### WHAT IS EXPECTED
Transcribe the listing verbatim. Do not carry over any pictures.

### STORED DATA
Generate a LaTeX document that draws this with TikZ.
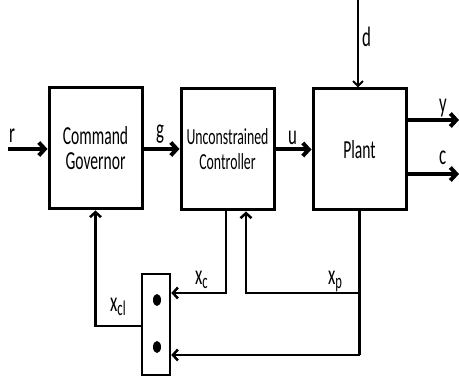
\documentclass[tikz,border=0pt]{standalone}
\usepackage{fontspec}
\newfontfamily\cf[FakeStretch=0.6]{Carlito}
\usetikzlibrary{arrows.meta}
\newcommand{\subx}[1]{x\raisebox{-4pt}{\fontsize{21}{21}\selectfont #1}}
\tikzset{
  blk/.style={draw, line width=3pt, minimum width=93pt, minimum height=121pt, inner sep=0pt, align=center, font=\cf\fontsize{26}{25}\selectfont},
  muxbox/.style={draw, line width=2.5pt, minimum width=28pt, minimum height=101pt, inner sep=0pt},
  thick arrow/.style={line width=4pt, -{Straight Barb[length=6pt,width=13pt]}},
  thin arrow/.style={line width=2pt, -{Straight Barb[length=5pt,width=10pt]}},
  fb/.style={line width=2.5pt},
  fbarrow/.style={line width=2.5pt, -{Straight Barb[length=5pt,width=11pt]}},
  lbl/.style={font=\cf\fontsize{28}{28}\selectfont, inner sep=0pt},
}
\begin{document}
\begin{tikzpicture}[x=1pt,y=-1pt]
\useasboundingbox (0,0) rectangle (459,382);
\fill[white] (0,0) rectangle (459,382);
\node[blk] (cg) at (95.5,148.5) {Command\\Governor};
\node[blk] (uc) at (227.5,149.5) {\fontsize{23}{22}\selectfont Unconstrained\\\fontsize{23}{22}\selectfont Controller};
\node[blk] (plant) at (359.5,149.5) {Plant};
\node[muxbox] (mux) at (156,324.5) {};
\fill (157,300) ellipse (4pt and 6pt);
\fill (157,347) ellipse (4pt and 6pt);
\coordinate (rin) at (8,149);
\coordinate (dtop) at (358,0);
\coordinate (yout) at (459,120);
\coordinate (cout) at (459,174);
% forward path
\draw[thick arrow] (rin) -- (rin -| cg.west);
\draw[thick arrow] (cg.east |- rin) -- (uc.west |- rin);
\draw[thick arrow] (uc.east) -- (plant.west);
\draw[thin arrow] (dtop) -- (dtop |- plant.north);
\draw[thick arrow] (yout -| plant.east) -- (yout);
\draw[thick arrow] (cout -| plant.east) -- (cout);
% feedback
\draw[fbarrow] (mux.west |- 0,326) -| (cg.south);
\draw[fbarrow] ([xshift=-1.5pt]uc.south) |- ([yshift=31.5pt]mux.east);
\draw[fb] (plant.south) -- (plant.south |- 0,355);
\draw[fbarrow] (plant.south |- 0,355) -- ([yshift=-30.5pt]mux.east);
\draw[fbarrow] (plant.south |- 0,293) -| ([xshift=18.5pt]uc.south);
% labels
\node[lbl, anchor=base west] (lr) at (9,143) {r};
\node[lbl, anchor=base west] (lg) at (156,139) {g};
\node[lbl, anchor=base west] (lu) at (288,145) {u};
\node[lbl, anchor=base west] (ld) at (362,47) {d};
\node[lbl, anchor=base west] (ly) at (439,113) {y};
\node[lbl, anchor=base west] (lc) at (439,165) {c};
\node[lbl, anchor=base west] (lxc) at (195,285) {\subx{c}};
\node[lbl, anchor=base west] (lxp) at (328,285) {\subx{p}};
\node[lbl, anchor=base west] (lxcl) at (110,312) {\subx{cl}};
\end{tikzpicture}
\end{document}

### RESULT FOR THIS EXERCISE
Generate a LaTeX document that draws this with TikZ.
\documentclass[tikz,border=0pt]{standalone}
\usepackage{fontspec}
\newfontfamily\cf[FakeStretch=0.6]{Carlito}
\usetikzlibrary{arrows.meta}
\newcommand{\subx}[1]{x\raisebox{-4pt}{\fontsize{21}{21}\selectfont #1}}
\tikzset{
  blk/.style={draw, line width=3pt, minimum width=93pt, minimum height=121pt, inner sep=0pt, align=center, font=\cf\fontsize{26}{25}\selectfont},
  muxbox/.style={draw, line width=2.5pt, minimum width=28pt, minimum height=101pt, inner sep=0pt},
  thick arrow/.style={line width=4pt, -{Straight Barb[length=6pt,width=13pt]}},
  thin arrow/.style={line width=2pt, -{Straight Barb[length=5pt,width=10pt]}},
  fb/.style={line width=2.5pt},
  fbarrow/.style={line width=2.5pt, -{Straight Barb[length=5pt,width=11pt]}},
  lbl/.style={font=\cf\fontsize{28}{28}\selectfont, inner sep=0pt},
}
\begin{document}
\begin{tikzpicture}[x=1pt,y=-1pt]
\useasboundingbox (0,0) rectangle (459,382);
\fill[white] (0,0) rectangle (459,382);
\node[blk] (cg) at (95.5,148.5) {Command\\Governor};
\node[blk] (uc) at (227.5,149.5) {\fontsize{23}{22}\selectfont Unconstrained\\\fontsize{23}{22}\selectfont Controller};
\node[blk] (plant) at (359.5,149.5) {Plant};
\node[muxbox] (mux) at (156,324.5) {};
\fill (157,300) ellipse (4pt and 6pt);
\fill (157,347) ellipse (4pt and 6pt);
\coordinate (rin) at (8,149);
\coordinate (dtop) at (358,0);
\coordinate (yout) at (459,120);
\coordinate (cout) at (459,174);
% forward path
\draw[thick arrow] (rin) -- (rin -| cg.west);
\draw[thick arrow] (cg.east |- rin) -- (uc.west |- rin);
\draw[thick arrow] (uc.east) -- (plant.west);
\draw[thin arrow] (dtop) -- (dtop |- plant.north);
\draw[thick arrow] (yout -| plant.east) -- (yout);
\draw[thick arrow] (cout -| plant.east) -- (cout);
% feedback
\draw[fbarrow] (mux.west |- 0,326) -| (cg.south);
\draw[fbarrow] ([xshift=-1.5pt]uc.south) |- ([yshift=31.5pt]mux.east);
\draw[fb] (plant.south) -- (plant.south |- 0,355);
\draw[fbarrow] (plant.south |- 0,355) -- ([yshift=-30.5pt]mux.east);
\draw[fbarrow] (plant.south |- 0,293) -| ([xshift=18.5pt]uc.south);
% labels
\node[lbl, anchor=base west] (lr) at (9,143) {r};
\node[lbl, anchor=base west] (lg) at (156,139) {g};
\node[lbl, anchor=base west] (lu) at (288,145) {u};
\node[lbl, anchor=base west] (ld) at (362,47) {d};
\node[lbl, anchor=base west] (ly) at (439,113) {y};
\node[lbl, anchor=base west] (lc) at (439,165) {c};
\node[lbl, anchor=base west] (lxc) at (195,285) {\subx{c}};
\node[lbl, anchor=base west] (lxp) at (328,285) {\subx{p}};
\node[lbl, anchor=base west] (lxcl) at (110,312) {\subx{cl}};
\end{tikzpicture}
\end{document}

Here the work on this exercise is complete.